Iran Plots Oil Output Hike as It Sees Nuclear Talks Progress
(Bloomberg) -- Iran said it’s preparing to hike oil production even as talks with world powers over how to lift sanctions curbing the nation’s crude exports have so far failed to clinch an agreement.
Parties to the 2015 nuclear deal, led by the European Union, are attempting to fully restore the landmark accord that all but collapsed after then-President Donald Trump withdrew three years ago. The negotiations in Vienna aim to ease U.S. sanctions on the Islamic Republic’s economy and scale back a significant expansion of its atomic activities.
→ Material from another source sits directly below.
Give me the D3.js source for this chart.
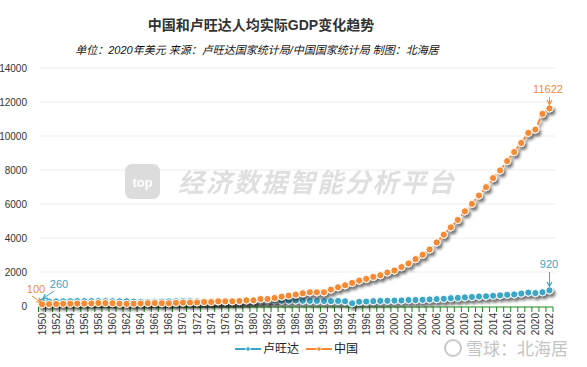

In Tehran, President Hassan Rouhani’s chief of staff, Mahmoud Vaezi, said that while there had been “great progress” on some economic issues, the fate of oil sanctions hadn’t yet been resolved, according to the semi-official Iranian Students’ News Agency.
The comments, and an industry report showing another fall in U.S. crude inventories, saw crude extend its gains.
Iran’s national oil company, though, laid out plans to revive oil production in the event that U.S. sanctions are removed, starting with an output hike to 3.3 million barrels a day within one month of the penalties being lifted, the official Shana news agency reported.
In a gesture to Iran’s leaders, Washington’s top diplomat to the International Atomic Energy Agency acknowledged late Tuesday that trust needs to be rebuilt after the damage caused by Trump’s policies and appealed to Iran to accept a “mutual return” to the agreement.
Iran’s lead negotiator in the talks, Abbas Araghchi, said on Wednesday that diplomats are set to reconvene in the Austrian capital at some point from Saturday, without giving further details.
“The negotiations are at a point where some key issues still remain outstanding and decisions need to be made regarding those,” Araghchi told reporters after briefing lawmakers in Tehran.
The talks coincide with Iran’s fast-approaching June 18 presidential election that is widely expected to replace President Hassan Rouhani -- a champion of the nuclear deal -- with a hardliner who’s been very critical of the accord.
Oil markets are closely watching the talks as the removal of sanctions could trigger a flood of Iranian oil onto markets as the OPEC founder-member seeks to reclaim the market share it had before the Trump era.